EXERCISE AIM:
Leave out the pictures and repeat the data exactly.
+++
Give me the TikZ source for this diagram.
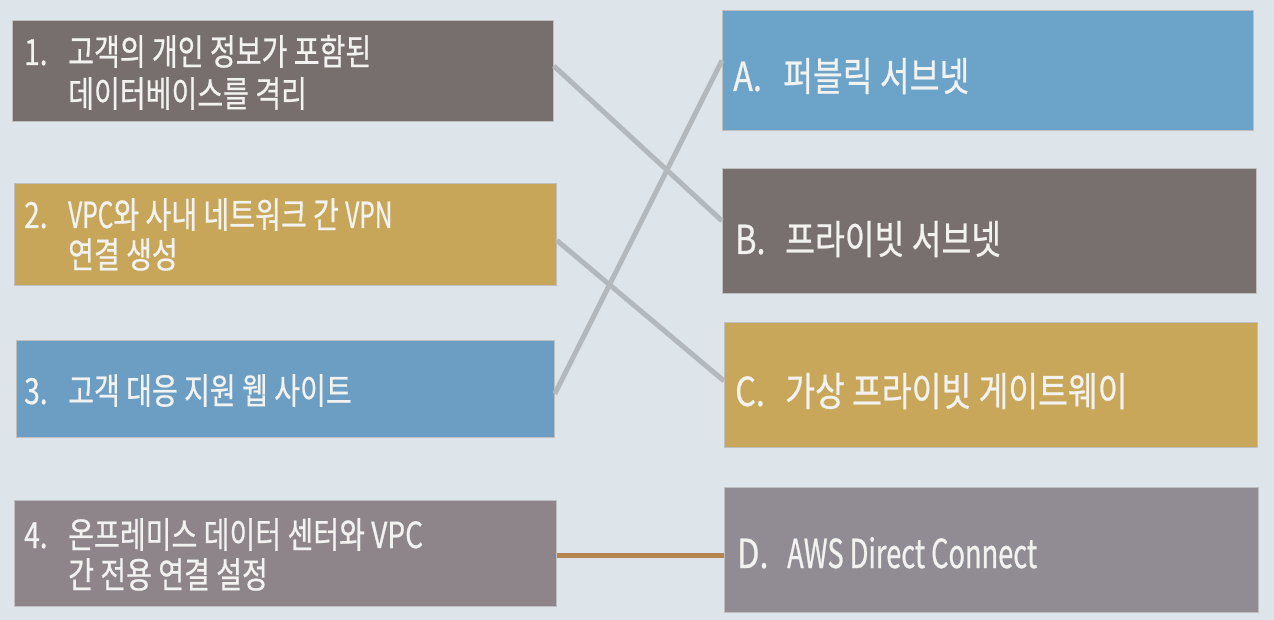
\documentclass[tikz,border=0pt]{standalone}
\usepackage{fontspec}
\setmainfont{Noto Sans CJK KR}[FakeStretch=0.78,FakeBold=0.6]
\newfontfamily\rfont{Noto Sans CJK KR}[FakeStretch=0.81,FakeBold=0.6]
\newfontfamily\latfont{Noto Sans CJK KR}[FakeStretch=0.68,FakeBold=0.6]
\definecolor{bgc}{HTML}{DDE4EA}
\definecolor{c1}{HTML}{766F6E}
\definecolor{c2}{HTML}{C7A65A}
\definecolor{c3}{HTML}{6C9EC3}
\definecolor{c4}{HTML}{8D8589}
\definecolor{cA}{HTML}{6BA3C9}
\definecolor{cB}{HTML}{78706F}
\definecolor{cC}{HTML}{C9A75A}
\definecolor{cD}{HTML}{918B93}
\definecolor{lgray}{HTML}{B3B8BD}
\definecolor{lorange}{HTML}{B5844F}
\definecolor{txtc}{HTML}{F2F2F0}
\tikzset{
  box/.style={anchor=north west, inner sep=0pt, draw=black!25, line width=0.8pt},
  ltxt/.style={anchor=base west, inner sep=0pt, text=txtc, font=\fontsize{36}{40}\selectfont},
  rtxt/.style={anchor=base west, inner sep=0pt, text=txtc, font=\rfont\fontsize{40}{44}\selectfont},
  link/.style={lgray, line width=5pt},
  linko/.style={lorange, line width=5pt}
}
\begin{document}
\begin{tikzpicture}[x=1pt,y=-1pt]
\fill[bgc] (0,0) rectangle (1274,620);
\useasboundingbox (0,0) rectangle (1274,620);
% left boxes
\node[box, fill=c1, minimum width=541pt, minimum height=101pt] (b1) at (12,20) {};
\node[box, fill=c2, minimum width=542pt, minimum height=102pt] (b2) at (14,183) {};
\node[box, fill=c3, minimum width=538pt, minimum height=97pt] (b3) at (16,340) {};
\node[box, fill=c4, minimum width=542pt, minimum height=106pt] (b4) at (14,500) {};
% right boxes
\node[box, fill=cA, minimum width=531pt, minimum height=120pt] (bA) at (722,10) {};
\node[box, fill=cB, minimum width=534pt, minimum height=125pt] (bB) at (722,168) {};
\node[box, fill=cC, minimum width=533pt, minimum height=125pt] (bC) at (724,322) {};
\node[box, fill=cD, minimum width=534pt, minimum height=125pt] (bD) at (724,487) {};
% connectors
\draw[link] ([yshift=5pt]b1.east) -- ([yshift=10pt]bB.west);
\draw[link] ([yshift=-6pt]b2.east) -- ([yshift=4pt]bC.west);
\draw[link] ([yshift=-5pt]b3.east) -- ([yshift=10pt]bA.west);
\draw[linko] ([yshift=-2pt]b4.east) -- ([yshift=-2pt]b4.east -| bD.west);
% left texts
\node[ltxt] (n1) at (24,65) {1.};
\node[ltxt] (t1a) at (68,65) {고객의 개인 정보가 포함된};
\node[ltxt] (t1b) at (68,107) {데이터베이스를 격리};
\node[ltxt] (n2) at (24,228) {2.};
\node[ltxt] (t2a) at (68,228) {{\latfont VPC}와 사내 네트워크 간 {\latfont VPN}};
\node[ltxt] (t2b) at (68,268) {연결 생성};
\node[ltxt] (n3) at (24,404) {3.};
\node[ltxt] (t3) at (68,404) {고객 대응 지원 웹 사이트};
\node[ltxt] (n4) at (24,548) {4.};
\node[ltxt] (t4a) at (68,548) {온프레미스 데이터 센터와 VPC};
\node[ltxt] (t4b) at (68,588) {간 전용 연결 설정};
% right texts
\node[rtxt] (nA) at (733,91) {A.};
\node[rtxt] (tA) at (783,91) {퍼블릭 서브넷};
\node[rtxt] (nB) at (735,254) {B.};
\node[rtxt] (tB) at (785,254) {프라이빗 서브넷};
\node[rtxt] (nC) at (735,406) {C.};
\node[rtxt] (tC) at (785,406) {가상 프라이빗 게이트웨이};
\node[rtxt] (nD) at (737,568) {D.};
\node[rtxt, font=\latfont\fontsize{40}{44}\selectfont] (tD) at (787,568) {AWS Direct Connect};
\end{tikzpicture}
\end{document}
+++
EXERCISE OUTPUT:
Give me the TikZ source for this diagram.
\documentclass[tikz,border=0pt]{standalone}
\usepackage{fontspec}
\setmainfont{Noto Sans CJK KR}[FakeStretch=0.78,FakeBold=0.6]
\newfontfamily\rfont{Noto Sans CJK KR}[FakeStretch=0.81,FakeBold=0.6]
\newfontfamily\latfont{Noto Sans CJK KR}[FakeStretch=0.68,FakeBold=0.6]
\definecolor{bgc}{HTML}{DDE4EA}
\definecolor{c1}{HTML}{766F6E}
\definecolor{c2}{HTML}{C7A65A}
\definecolor{c3}{HTML}{6C9EC3}
\definecolor{c4}{HTML}{8D8589}
\definecolor{cA}{HTML}{6BA3C9}
\definecolor{cB}{HTML}{78706F}
\definecolor{cC}{HTML}{C9A75A}
\definecolor{cD}{HTML}{918B93}
\definecolor{lgray}{HTML}{B3B8BD}
\definecolor{lorange}{HTML}{B5844F}
\definecolor{txtc}{HTML}{F2F2F0}
\tikzset{
  box/.style={anchor=north west, inner sep=0pt, draw=black!25, line width=0.8pt},
  ltxt/.style={anchor=base west, inner sep=0pt, text=txtc, font=\fontsize{36}{40}\selectfont},
  rtxt/.style={anchor=base west, inner sep=0pt, text=txtc, font=\rfont\fontsize{40}{44}\selectfont},
  link/.style={lgray, line width=5pt},
  linko/.style={lorange, line width=5pt}
}
\begin{document}
\begin{tikzpicture}[x=1pt,y=-1pt]
\fill[bgc] (0,0) rectangle (1274,620);
\useasboundingbox (0,0) rectangle (1274,620);
% left boxes
\node[box, fill=c1, minimum width=541pt, minimum height=101pt] (b1) at (12,20) {};
\node[box, fill=c2, minimum width=542pt, minimum height=102pt] (b2) at (14,183) {};
\node[box, fill=c3, minimum width=538pt, minimum height=97pt] (b3) at (16,340) {};
\node[box, fill=c4, minimum width=542pt, minimum height=106pt] (b4) at (14,500) {};
% right boxes
\node[box, fill=cA, minimum width=531pt, minimum height=120pt] (bA) at (722,10) {};
\node[box, fill=cB, minimum width=534pt, minimum height=125pt] (bB) at (722,168) {};
\node[box, fill=cC, minimum width=533pt, minimum height=125pt] (bC) at (724,322) {};
\node[box, fill=cD, minimum width=534pt, minimum height=125pt] (bD) at (724,487) {};
% connectors
\draw[link] ([yshift=5pt]b1.east) -- ([yshift=10pt]bB.west);
\draw[link] ([yshift=-6pt]b2.east) -- ([yshift=4pt]bC.west);
\draw[link] ([yshift=-5pt]b3.east) -- ([yshift=10pt]bA.west);
\draw[linko] ([yshift=-2pt]b4.east) -- ([yshift=-2pt]b4.east -| bD.west);
% left texts
\node[ltxt] (n1) at (24,65) {1.};
\node[ltxt] (t1a) at (68,65) {고객의 개인 정보가 포함된};
\node[ltxt] (t1b) at (68,107) {데이터베이스를 격리};
\node[ltxt] (n2) at (24,228) {2.};
\node[ltxt] (t2a) at (68,228) {{\latfont VPC}와 사내 네트워크 간 {\latfont VPN}};
\node[ltxt] (t2b) at (68,268) {연결 생성};
\node[ltxt] (n3) at (24,404) {3.};
\node[ltxt] (t3) at (68,404) {고객 대응 지원 웹 사이트};
\node[ltxt] (n4) at (24,548) {4.};
\node[ltxt] (t4a) at (68,548) {온프레미스 데이터 센터와 VPC};
\node[ltxt] (t4b) at (68,588) {간 전용 연결 설정};
% right texts
\node[rtxt] (nA) at (733,91) {A.};
\node[rtxt] (tA) at (783,91) {퍼블릭 서브넷};
\node[rtxt] (nB) at (735,254) {B.};
\node[rtxt] (tB) at (785,254) {프라이빗 서브넷};
\node[rtxt] (nC) at (735,406) {C.};
\node[rtxt] (tC) at (785,406) {가상 프라이빗 게이트웨이};
\node[rtxt] (nD) at (737,568) {D.};
\node[rtxt, font=\latfont\fontsize{40}{44}\selectfont] (tD) at (787,568) {AWS Direct Connect};
\end{tikzpicture}
\end{document}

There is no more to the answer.